Mick Shoebottom

Personal information
- Full name: Michael D. Shoebottom
- Born: 24 December 1944 Hunslet, Leeds, England
- Died: 12 October 2002 (aged 57) Leeds, England

Playing information
- Height: 5 ft 10 in (178 cm)
- Weight: 13 st 0 lb (83 kg)
- Position: Fullback, Centre, Stand-off, Scrum-half
Club
| Years | Team | Pld | T | G | FG | P |
| 1962–71 | Leeds | 288 | 117 | 52 | 0 | 355 |
Representative
| Years | Team | Pld | T | G | FG | P |
|  | Yorkshire | 4 |  |  |  |  |
| 1968–70 | England | 4 | 1 | 0 | 0 | 3 |
| 1968–71 | Great Britain | 12 | 1 | 0 | 0 | 3 |
- Source:

= Mick Shoebottom =

GB & England international rugby league footballer (1944–2002)

Michael "Mick" D. Shoebottom (24 December 1944 – 12 October 2002), also known by the nickname "Shoey", was an English professional rugby league footballer who played in the 1960s and 1970s. He played at representative level for Great Britain, England and Yorkshire, and at club level for Bison ARLFC (Bison in Stourton, Leeds) and Leeds, as a or .

==Playing career==
===Club career===
Shoebottom played in Leeds' 2–18 defeat by Wakefield Trinity in the 1964 Yorkshire Cup Final during the 1964–65 season at Fartown Ground, Huddersfield on Saturday 31 October 1964, and played stand-off in the 22–11 victory over Castleford in the 1968 Yorkshire Cup Final during the 1968–69 season at Belle Vue, Wakefield on Saturday 19 October 1968, played in the 23–7 victory over Featherstone Rovers in the 1970 Yorkshire Cup Final during the 1970–71 season at Odsal Stadium, Bradford on Saturday 21 November 1970.

Shoebottom played stand-off in Leeds' 11–10 victory over Wakefield Trinity in the 1968 Challenge Cup "Watersplash" final during the 1967-68 season at Wembley Stadium, London on Saturday 11 May 1968.

Shoebottom played scrum-half in Leeds' 9–5 victory over St.
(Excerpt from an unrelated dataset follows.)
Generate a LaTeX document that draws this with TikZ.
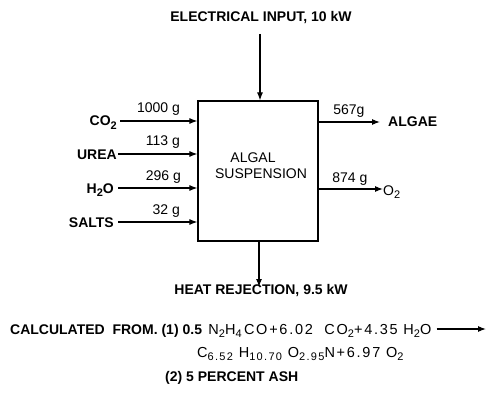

Helens in the 1970 BBC2 Floodlit Trophy Final during the 1970–71 season at Headingley, Leeds on Tuesday 15 December 1970.

While playing for Leeds during the 1970–71 Championship semi-final against Salford at Headingley, Shoebottom dived to score a try and was subsequently carried unconscious from the field, having been caught on the head by the boot of Colin Dixon. Although paralysed for a time, Shoebottom made an arduous recovery that enabled him to live a near normal life, but he would never play rugby league again.

===International honours===
Shoebottom won caps for England while at Leeds in 1968 against Wales, in 1969 against France (sub), in 1970 against Wales, and France, and won caps for Great Britain while at Leeds in the 1968 Rugby League World Cup against Australia, and New Zealand (sub) (1-try), in 1969 against France, in 1970 against Australia (2 matches), Australia (sub), and New Zealand, in the 1970 Rugby League World Cup against Australia, France, New Zealand, and Australia, and in 1971 against France.

==Testimonial match==
Mick Shoebottom's Testimonial match at Leeds took place in 1972.